I have not become the self-contained in one day. It was a slow and steady gradual enlighten which I realized it in the recent time. I got so much inspiration and motivation from people around me. Some of them taught me what is life, some taught me how to lead the life and some of them taught me how all we should not live. I am a great learner and that’s why I was able to feel the self-contented within short period of 17 years as I learn from others mistakes as well.

I don’t want to write the reasons behind that friend. I don’t want her personal affairs discussed in public. But my sincere recommendation for her is please don’t be self-contented now. If we lose the age, we can’t get it back. Enjoy your life to the fullest then you can become self-contented.

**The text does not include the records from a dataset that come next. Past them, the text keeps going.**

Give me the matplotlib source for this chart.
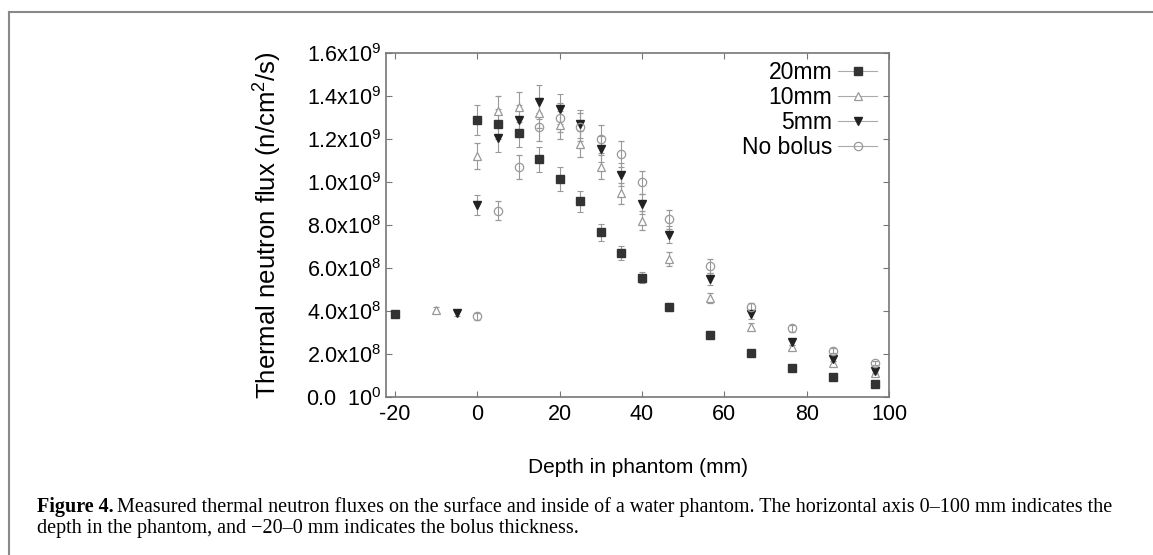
import matplotlib
matplotlib.use("Agg")
import matplotlib.pyplot as plt
from matplotlib.lines import Line2D

plt.rcParams['font.family'] = ['Liberation Sans', 'DejaVu Sans']
plt.rcParams['mathtext.fontset'] = 'custom'
plt.rcParams['mathtext.rm'] = 'Liberation Sans'
plt.rcParams['mathtext.it'] = 'Liberation Sans:italic'

# Depth positions (mm) and fluxes in units of 1e9 n/cm^2/s
depth = [0, 5, 10, 15, 20, 25, 30, 35, 40, 46.5, 56.5, 66.5, 76.5, 86.5, 96.5]
depth_nb = depth[1:]

flux_20 = [1.29, 1.27, 1.23, 1.105, 1.015, 0.91, 0.766, 0.668, 0.555, 0.419, 0.29, 0.203, 0.136, 0.092, 0.06]
err_20 = [0.07, 0.07, 0.065, 0.06, 0.055, 0.048, 0.04, 0.033, 0.027, 0.02, 0.015, 0.011, 0.008, 0.006, 0.005]

flux_10 = [1.12, 1.33, 1.35, 1.32, 1.265, 1.175, 1.07, 0.947, 0.82, 0.642, 0.462, 0.327, 0.231, 0.157, 0.113]
err_10 = [0.06, 0.072, 0.07, 0.07, 0.065, 0.06, 0.055, 0.05, 0.043, 0.033, 0.024, 0.017, 0.012, 0.009, 0.007]

flux_5 = [0.893, 1.206, 1.288, 1.373, 1.34, 1.27, 1.153, 1.034, 0.896, 0.755, 0.549, 0.385, 0.257, 0.177, 0.12]
err_5 = [0.047, 0.065, 0.068, 0.08, 0.07, 0.066, 0.06, 0.054, 0.047, 0.04, 0.029, 0.02, 0.014, 0.01, 0.007]

flux_nb = [0.867, 1.071, 1.256, 1.30, 1.255, 1.20, 1.13, 0.998, 0.826, 0.608, 0.417, 0.32, 0.215, 0.16]
err_nb = [0.046, 0.056, 0.066, 0.068, 0.066, 0.063, 0.06, 0.052, 0.043, 0.032, 0.022, 0.017, 0.012, 0.009]

# surface points (bolus surfaces)
surf_x = {"20mm": -20, "10mm": -10, "5mm": -5, "No bolus": 0}
surf_y = {"20mm": 0.385, "10mm": 0.405, "5mm": 0.39, "No bolus": 0.375}
surf_err = {"20mm": 0.012, "10mm": 0.015, "5mm": 0.015, "No bolus": 0.015}

yticks = [0, 0.2, 0.4, 0.6, 0.8, 1.0, 1.2, 1.4, 1.6]
ytick_labels = ['0.0  10$^0$', '2.0x10$^8$', '4.0x10$^8$', '6.0x10$^8$', '8.0x10$^8$',
                '1.0x10$^9$', '1.2x10$^9$', '1.4x10$^9$', '1.6x10$^9$']
xticks = [-20, 0, 20, 40, 60, 80, 100]
xtick_labels = ['-20', '0', '20', '40', '60', '80', '100']

series = [
    ("20mm", depth, flux_20, err_20, dict(marker='s', ms=6, mfc='#333333', mec='#333333')),
    ("10mm", depth, flux_10, err_10, dict(marker='^', ms=6, mfc='white', mec='#999999', mew=0.9)),
    ("5mm", depth, flux_5, err_5, dict(marker='v', ms=6, mfc='#222222', mec='#222222')),
    ("No bolus", depth_nb, flux_nb, err_nb, dict(marker='o', ms=6, mfc='none', mec='#999999', mew=0.9)),
]

fig = plt.figure(figsize=(11.53, 5.55), dpi=100)
ax = fig.add_axes([386 / 1153, 1 - 397 / 555, (889 - 386) / 1153, (397 - 53) / 555])

handles = []
for name, xs, ys, es, st in series:
    xx = [surf_x[name]] + list(xs)
    yy = [surf_y[name]] + list(ys)
    ee = [surf_err[name]] + list(es)
    ax.errorbar(xx, yy, yerr=ee, ls='none', ecolor='#999999', elinewidth=0.8,
                capsize=2.5, capthick=0.8, zorder=3, **st)
    handles.append(Line2D([], [], color='#aaaaaa', lw=0.8, **st))

ax.set_xlim(-22.2, 99.5)
ax.set_ylim(0, 1.6)
ax.set_xticks(xticks)
ax.set_xticklabels(xtick_labels)
ax.set_yticks(yticks)
ax.set_yticklabels(ytick_labels)
ax.tick_params(direction='in', length=4, width=0.8, color='#777777',
               top=True, right=True, labelsize=15.5)
ax.tick_params(axis='y', pad=3)
ax.tick_params(axis='x', pad=5)
for sp in ax.spines.values():
    sp.set_color('#777777')
    sp.set_linewidth(1.2)

ax.set_xlabel("Depth in phantom (mm)", fontsize=15, labelpad=24)
ax.set_ylabel("Thermal neutron flux (n/cm$^2$/s)", fontsize=18.5, labelpad=16)

leg = ax.legend(handles=handles, labels=[s[0] for s in series], loc='upper right',
                bbox_to_anchor=((877 - 386) / 503, (397 - 61) / 344),
                markerfirst=False, frameon=False, fontsize=16.5, handlelength=1.7,
                labelspacing=0.09, borderaxespad=0, borderpad=0, handletextpad=0.25)

# caption
cap_kw = dict(fontsize=14.5, family='Liberation Serif', va='center')
t_bold = fig.text(37 / 1153, 1 - 507 / 555, "Figure 4.", weight='bold', **cap_kw)
fig.canvas.draw()
bb = t_bold.get_window_extent()
fig.text(bb.x1 / fig.bbox.width + 3 / 1153, 1 - 507 / 555,
         "Measured thermal neutron fluxes on the surface and inside of a water phantom. "
         "The horizontal axis 0\u2013100 mm indicates the", **cap_kw)
fig.text(37 / 1153, 1 - 529 / 555,
         "depth in the phantom, and \u221220\u20130 mm indicates the bolus thickness.", **cap_kw)

# page frame
fig.add_artist(Line2D([9 / 1153, 9 / 1153], [0, 1 - 12 / 555], color='#888888', lw=1.5,
                      transform=fig.transFigure))
fig.add_artist(Line2D([9 / 1153, 1], [1 - 12 / 555, 1 - 12 / 555], color='#888888', lw=1.5,
                      transform=fig.transFigure))

fig.savefig("out.png", dpi=100)
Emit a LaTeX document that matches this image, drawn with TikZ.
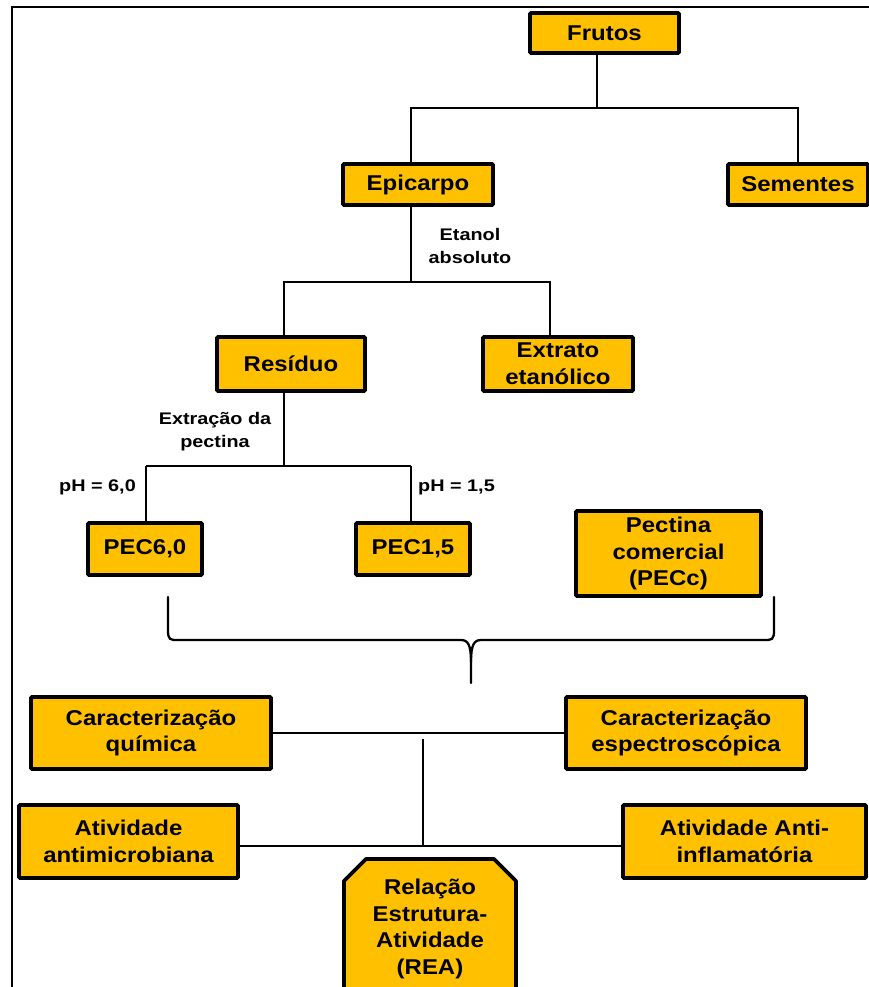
\documentclass[tikz,border=0pt]{standalone}
\usepackage{fontspec}
\usepackage{xcolor}
\usepackage{tikz}
\usetikzlibrary{positioning}
\newfontfamily\boxfont[FakeStretch=1.12]{Liberation Sans}
\newfontfamily\labfont[FakeStretch=1.18]{Liberation Sans}
\definecolor{boxfill}{RGB}{255,192,0}
\begin{document}
\begin{tikzpicture}[
  x=1pt,y=-1pt,
  box/.style={rectangle,draw,line width=3.8pt,fill=boxfill,rounded corners=1pt,align=center,inner sep=0pt,
    font=\boxfont\bfseries\fontsize{21.4}{26.7}\selectfont},
  boxtext/.style={align=center,inner sep=0pt,font=\boxfont\bfseries\fontsize{21.4}{26.7}\selectfont},
  lbl/.style={align=center,inner sep=0pt,font=\labfont\bfseries\fontsize{16.8}{22.7}\selectfont},
  conn/.style={line width=2.3pt},
  thinconn/.style={line width=1.5pt},
]
\clip (0,0) rectangle (869,987);
\fill[white] (0,0) rectangle (869,987);
\draw[line width=2.5pt] (12,987) -- (12,7) -- (869,7);

\node [box,minimum width=149,minimum height=40] (frutos) at (604.5,33) {Frutos};
\node [box,minimum width=150,minimum height=41] (epicarpo) at (418,184.5) {Epicarpo};
\node [box,minimum width=140,minimum height=41] (sementes) at (798,184.5) {Sementes};
\node [box,minimum width=148,minimum height=54] (residuo) at (291,364) {Resíduo};
\node [box,minimum width=150,minimum height=54] (extrato) at (558,364) {Extrato\\etanólico};
\node [box,minimum width=114,minimum height=52] (pec60) at (145,549) {PEC6,0};
\node [box,minimum width=114,minimum height=52] (pec15) at (413,549) {PEC1,5};
\node [box,minimum width=185,minimum height=85] (pecc) at (668.5,553.5) {Pectina\\comercial\\(PECc)};
\node [box,minimum width=240,minimum height=72] (quimica) at (151,733) {Caracterização\\química};
\node [box,minimum width=240,minimum height=72] (espectro) at (686,733) {Caracterização\\espectroscópica};
\node [box,minimum width=219,minimum height=73] (antimic) at (128.5,841.5) {Atividade\\antimicrobiana};
\node [box,minimum width=243,minimum height=73] (antiinf) at (744.5,841.5) {Atividade Anti-\\inflamatória};
\draw[line width=3.8pt,fill=boxfill,line join=round] (344,1000) -- (344,881) -- (366,859) -- (494,859) -- (516,881) -- (516,1000) -- cycle;
\node [boxtext] (rea) at (430,929) {Relação\\Estrutura-\\Atividade\\(REA)};

\node [lbl] (etanol) at (470,246) {Etanol\\absoluto};
\node [lbl] (extracao) at (215,432) {Extração da\\pectina};
\node [lbl] (ph60) at (97.5,487) {pH = 6,0};
\node [lbl] (ph15) at (456.5,487) {pH = 1,5};

\coordinate (fr) at (597,108);
\coordinate (ep) at (411,282);
\coordinate (ex) at (550,282);
\coordinate (re) at (284,466);
\coordinate (p6) at (146,466);
\coordinate (p1) at (411,466);
\coordinate (cv) at (423,739);
\coordinate (at) at (423,846);

\draw[conn] (frutos.south -| fr) -- (fr);
\draw[conn] (epicarpo.north -| ep) |- (fr) -| (sementes.north);
\draw[conn] (epicarpo.south -| ep) -- (ep);
\draw[conn] (residuo.north -| re) |- (ep) -- (ex) -- (extrato.north -| ex);
\draw[conn] (residuo.south -| re) -- (re);
\draw[conn] (p6) -- (p1);
\draw[thinconn] (p6) -- (pec60.north -| p6);
\draw[thinconn] (p1) -- (pec15.north -| p1);
\draw[conn] (quimica.east) -- (espectro.west);
\draw[conn] (cv) -- (at);
\draw[conn] (antimic.east |- at) -- (antiinf.west |- at);

\draw[conn,line cap=round] (168,597) -- (168,630) .. controls (168,640) and (170,640) .. (178,640)
  -- (461,640) .. controls (468,640) and (471,645) .. (471,662) -- (471,683);
\draw[conn,line cap=round] (774,597) -- (774,630) .. controls (774,640) and (772,640) .. (764,640)
  -- (481,640) .. controls (474,640) and (471,645) .. (471,662);
\end{tikzpicture}
\end{document}
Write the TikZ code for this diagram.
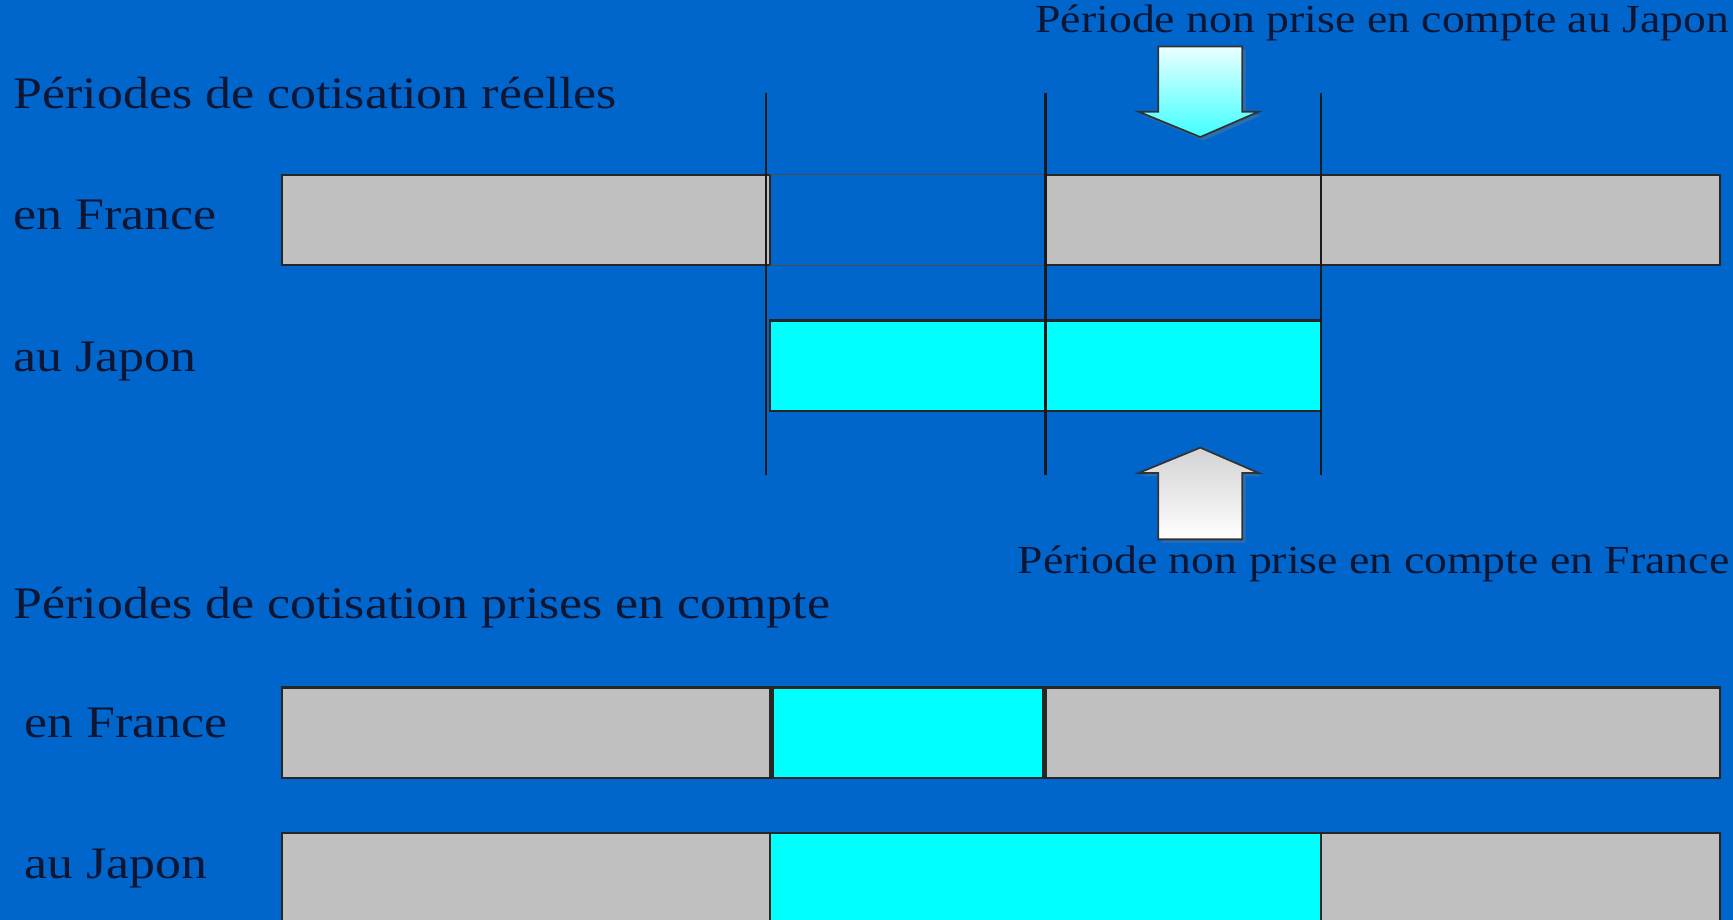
\documentclass[tikz,border=0pt]{standalone}
\usepackage{fontspec}
\setmainfont[FakeStretch=1.15]{Liberation Serif}
\usetikzlibrary{shadows}
\usetikzlibrary{scopes}

\definecolor{fond}{RGB}{0,102,204}
\definecolor{gris}{RGB}{192,192,192}
\definecolor{cyanvif}{RGB}{0,255,255}
\definecolor{encre}{RGB}{14,22,52}

\tikzset{
	barre/.style={draw=black!85, line width=1pt,
		drop shadow={shadow xshift=1.2pt, shadow yshift=-1.2pt, opacity=0.35}},
	titre/.style={anchor=base west, inner sep=0pt, text=encre,
		font=\fontsize{20.4}{25}\selectfont},
	legende/.style={anchor=base east, inner sep=0pt, text=encre,
		font=\fontsize{18}{22}\selectfont},
	fleche/.style={draw=black!80, line width=0.8pt, line join=miter,
		drop shadow={shadow xshift=1.5pt, shadow yshift=-1.5pt, opacity=0.35}}
}

\begin{document}
\begin{tikzpicture}[x=0.5pt, y=-0.5pt]
		\useasboundingbox (0,0) rectangle (1568,832);
		\clip (0,0) rectangle (1568,832);
		\fill[fond] (0,0) rectangle (1568,832);

		% periodes reelles
		\node[titre] (titreReel) at (12,98) {Périodes de cotisation réelles};
		\node[titre] (frReel) at (12,208) {en France};
		\node[titre] (jpReel) at (12,336) {au Japon};
		\begin{scope}[barre]
			\draw[fill=gris] (255,158) rectangle (697,240);
			\draw[fill=gris] (946,158) rectangle (1195,240);
			\draw[fill=gris] (1195,158) rectangle (1556,240);
			\draw[fill=cyanvif] (697,290) rectangle (946,372);
			\draw[fill=cyanvif] (946,290) rectangle (1195,372);
		\end{scope}
		\draw[black!70, line width=0.3pt] (697,158) -- (946,158) (697,240) -- (946,240);
		\foreach \x in {693,946,1195}
			\draw[black!90, line width=1pt] (\x,84) -- (\x,430);

		% fleches
		\node[legende] (legJapon) at (1565,29) {Période non prise en compte au Japon};
		\shade[fleche, top color=cyanvif!8!white, bottom color=cyanvif!75!white]
			(1048,42) -- (1124,42) -- (1124,101) -- (1139,101) -- (1086,124)
			-- (1030,101) -- (1048,101) -- cycle;
		\shade[fleche, top color=gris!70!white, bottom color=white]
			(1086,405) -- (1139,428) -- (1124,428) -- (1124,488) -- (1048,488)
			-- (1048,428) -- (1030,428) -- cycle;
		\node[legende] (legFrance) at (1565,519) {Période non prise en compte en France};

		% periodes prises en compte
		\node[titre] (titrePris) at (12,560) {Périodes de cotisation prises en compte};
		\node[titre] (frPris) at (22,667) {en France};
		\node[titre] (jpPris) at (22,795) {au Japon};
		\begin{scope}[barre]
			\draw[fill=gris] (255,622) rectangle (697,704);
			\draw[fill=cyanvif] (699,622) rectangle (944,704);
			\draw[fill=gris] (946,622) rectangle (1556,704);
			\draw[fill=gris] (255,754) rectangle (697,850);
			\draw[fill=cyanvif] (697,754) rectangle (1195,850);
			\draw[fill=gris] (1195,754) rectangle (1556,850);
		\end{scope}
	\end{tikzpicture}
\end{document}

A beautiful effect for you on contentment is that you become more flexible. As you like yourself more, you can consider others more. You aren’t so preoccupied with getting your own personal needs met. If you become more flexible it will be a win-win situation. As it happens, you find that delightful people come into your life and enhance it even more. You will not find time for the self-contentment as life will take you as it wishes. Now it is not moving as you expect, not because of your contentment but because of the situation and later stage you will also feel like me that you missed so many things and you can conclude that you are self-contented, may be even sooner than me. I will pray to god that you should not reach that stage forever as I want you to have this-worldly life to the fullest.

Enjoy your life. Keep smiling, keep going forward and no look backs or set back. I forced myself to live a self-contented life not it is my destiny decided by me.